[DATA SHOWN start]

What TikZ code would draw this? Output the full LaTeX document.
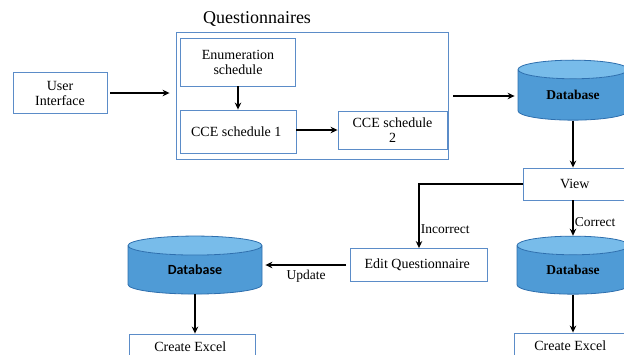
\documentclass[tikz,border=0pt]{standalone}
\usepackage{xcolor}
\usepackage{tikz}
\usepackage{fontspec}
\setmainfont{Liberation Serif}
\newfontfamily\dbsans{Carlito}
\usetikzlibrary{shapes.geometric,arrows.meta}
\definecolor{boxline}{HTML}{5B8CC8}
\definecolor{dbline}{HTML}{2E6FAE}
\definecolor{dbbody}{HTML}{4F9BD6}
\definecolor{dbtop}{HTML}{78BCEA}

\begin{document}
\begin{tikzpicture}[
    x=1pt, y=-1pt,
    box/.style={
        draw=boxline,
        line width=0.9pt,
        align=center,
        inner sep=2pt,
        font=\fontsize{14}{15}\selectfont
    },
    db/.style={
        cylinder,
        shape border rotate=90,
        aspect=0.35,
        draw=dbline,
        line width=0.8pt,
        cylinder uses custom fill,
        cylinder body fill=dbbody,
        cylinder end fill=dbtop,
        inner sep=0pt,
        font=\fontsize{13.5}{14}\selectfont\bfseries
    },
    arrow/.style={
        -{Stealth[length=7pt,width=6.5pt]},
        line width=1.8pt
    },
    lbl/.style={
        font=\fontsize{13.5}{14}\selectfont,
        inner sep=1pt
    }
]

\useasboundingbox (0,0) rectangle (624,354);
\clip (0,0) rectangle (624,354);

\node[box, minimum width=94, minimum height=41] (ui) at (60,93)
{
    User\\
    Interface
};

\node[box, minimum width=272, minimum height=127] (quest) at (312,96) {};
\node[font=\fontsize{18}{20}\selectfont] (questtitle) at (257,19) {Questionnaires};

\node[box, minimum width=115, minimum height=48] (enum) at (238,62)
{
    Enumeration\\
    schedule
};

\node[box, minimum width=116, minimum height=43] (cce1) at (238,131.5)
{
    CCE schedule 1
};

\node[box, minimum width=109, minimum height=38] (cce2) at (392.5,130)
{
    CCE schedule\\
    2
};

\node[db, minimum width=110, minimum height=60] (dbmain) at (573,95)
{
    Database
};

\node[box, minimum width=107, minimum height=32] (view) at (576.5,184)
{
    View
};

\node[box, minimum width=137, minimum height=33] (edit) at (419,265)
{
    Edit Questionnaire
};

\node[db, minimum width=134, minimum height=58, font=\dbsans\fontsize{14}{15}\selectfont\bfseries] (dbupdate) at (195,270)
{
    Database
};

\node[db, minimum width=112, minimum height=58] (dbcorrect) at (573,270)
{
    Database
};

\node[box, minimum width=126, minimum height=26] (exceleft) at (192,347)
{
    Create Excel
};

\node[box, minimum width=116, minimum height=26] (excelright) at (572,346)
{
    Create Excel
};

\draw[arrow, shorten <=3pt, shorten >=6pt] (ui.east) -- (ui.east -| quest.west);
\draw[arrow] (enum) -- (cce1);
\draw[arrow] (cce1.east |- cce2.west) -- (cce2.west);
\draw[arrow, shorten <=5pt, shorten >=3pt] (quest.east) -- (quest.east -| dbmain.west);

\draw[arrow] (dbmain.south) -- (dbmain.south |- view.north);

\draw[arrow] (view.west) -| (edit.north)
    node[lbl, pos=0.85, right] {Incorrect};

\draw[arrow, shorten <=4pt, shorten >=3pt] (edit.west) -- (edit.west -| dbupdate.east)
    node[lbl, midway, below=3pt] {Update};

\draw[arrow] (view.south -| dbcorrect.north) -- (dbcorrect.north)
    node[lbl, pos=0.6, right] {Correct};

\draw[arrow] (dbupdate.south) -- (dbupdate.south |- exceleft.north);
\draw[arrow] (dbcorrect.south) -- (dbcorrect.south |- excelright.north);

\end{tikzpicture}
\end{document}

[DATA SHOWN end]

* [INSTRUCTIONS TO FOLLOW] Write out the full set of lines verbatim, without the pictures.

* [SOLUTION]
What TikZ code would draw this? Output the full LaTeX document.
\documentclass[tikz,border=0pt]{standalone}
\usepackage{xcolor}
\usepackage{tikz}
\usepackage{fontspec}
\setmainfont{Liberation Serif}
\newfontfamily\dbsans{Carlito}
\usetikzlibrary{shapes.geometric,arrows.meta}
\definecolor{boxline}{HTML}{5B8CC8}
\definecolor{dbline}{HTML}{2E6FAE}
\definecolor{dbbody}{HTML}{4F9BD6}
\definecolor{dbtop}{HTML}{78BCEA}

\begin{document}
\begin{tikzpicture}[
    x=1pt, y=-1pt,
    box/.style={
        draw=boxline,
        line width=0.9pt,
        align=center,
        inner sep=2pt,
        font=\fontsize{14}{15}\selectfont
    },
    db/.style={
        cylinder,
        shape border rotate=90,
        aspect=0.35,
        draw=dbline,
        line width=0.8pt,
        cylinder uses custom fill,
        cylinder body fill=dbbody,
        cylinder end fill=dbtop,
        inner sep=0pt,
        font=\fontsize{13.5}{14}\selectfont\bfseries
    },
    arrow/.style={
        -{Stealth[length=7pt,width=6.5pt]},
        line width=1.8pt
    },
    lbl/.style={
        font=\fontsize{13.5}{14}\selectfont,
        inner sep=1pt
    }
]

\useasboundingbox (0,0) rectangle (624,354);
\clip (0,0) rectangle (624,354);

\node[box, minimum width=94, minimum height=41] (ui) at (60,93)
{
    User\\
    Interface
};

\node[box, minimum width=272, minimum height=127] (quest) at (312,96) {};
\node[font=\fontsize{18}{20}\selectfont] (questtitle) at (257,19) {Questionnaires};

\node[box, minimum width=115, minimum height=48] (enum) at (238,62)
{
    Enumeration\\
    schedule
};

\node[box, minimum width=116, minimum height=43] (cce1) at (238,131.5)
{
    CCE schedule 1
};

\node[box, minimum width=109, minimum height=38] (cce2) at (392.5,130)
{
    CCE schedule\\
    2
};

\node[db, minimum width=110, minimum height=60] (dbmain) at (573,95)
{
    Database
};

\node[box, minimum width=107, minimum height=32] (view) at (576.5,184)
{
    View
};

\node[box, minimum width=137, minimum height=33] (edit) at (419,265)
{
    Edit Questionnaire
};

\node[db, minimum width=134, minimum height=58, font=\dbsans\fontsize{14}{15}\selectfont\bfseries] (dbupdate) at (195,270)
{
    Database
};

\node[db, minimum width=112, minimum height=58] (dbcorrect) at (573,270)
{
    Database
};

\node[box, minimum width=126, minimum height=26] (exceleft) at (192,347)
{
    Create Excel
};

\node[box, minimum width=116, minimum height=26] (excelright) at (572,346)
{
    Create Excel
};

\draw[arrow, shorten <=3pt, shorten >=6pt] (ui.east) -- (ui.east -| quest.west);
\draw[arrow] (enum) -- (cce1);
\draw[arrow] (cce1.east |- cce2.west) -- (cce2.west);
\draw[arrow, shorten <=5pt, shorten >=3pt] (quest.east) -- (quest.east -| dbmain.west);

\draw[arrow] (dbmain.south) -- (dbmain.south |- view.north);

\draw[arrow] (view.west) -| (edit.north)
    node[lbl, pos=0.85, right] {Incorrect};

\draw[arrow, shorten <=4pt, shorten >=3pt] (edit.west) -- (edit.west -| dbupdate.east)
    node[lbl, midway, below=3pt] {Update};

\draw[arrow] (view.south -| dbcorrect.north) -- (dbcorrect.north)
    node[lbl, pos=0.6, right] {Correct};

\draw[arrow] (dbupdate.south) -- (dbupdate.south |- exceleft.north);
\draw[arrow] (dbcorrect.south) -- (dbcorrect.south |- excelright.north);

\end{tikzpicture}
\end{document}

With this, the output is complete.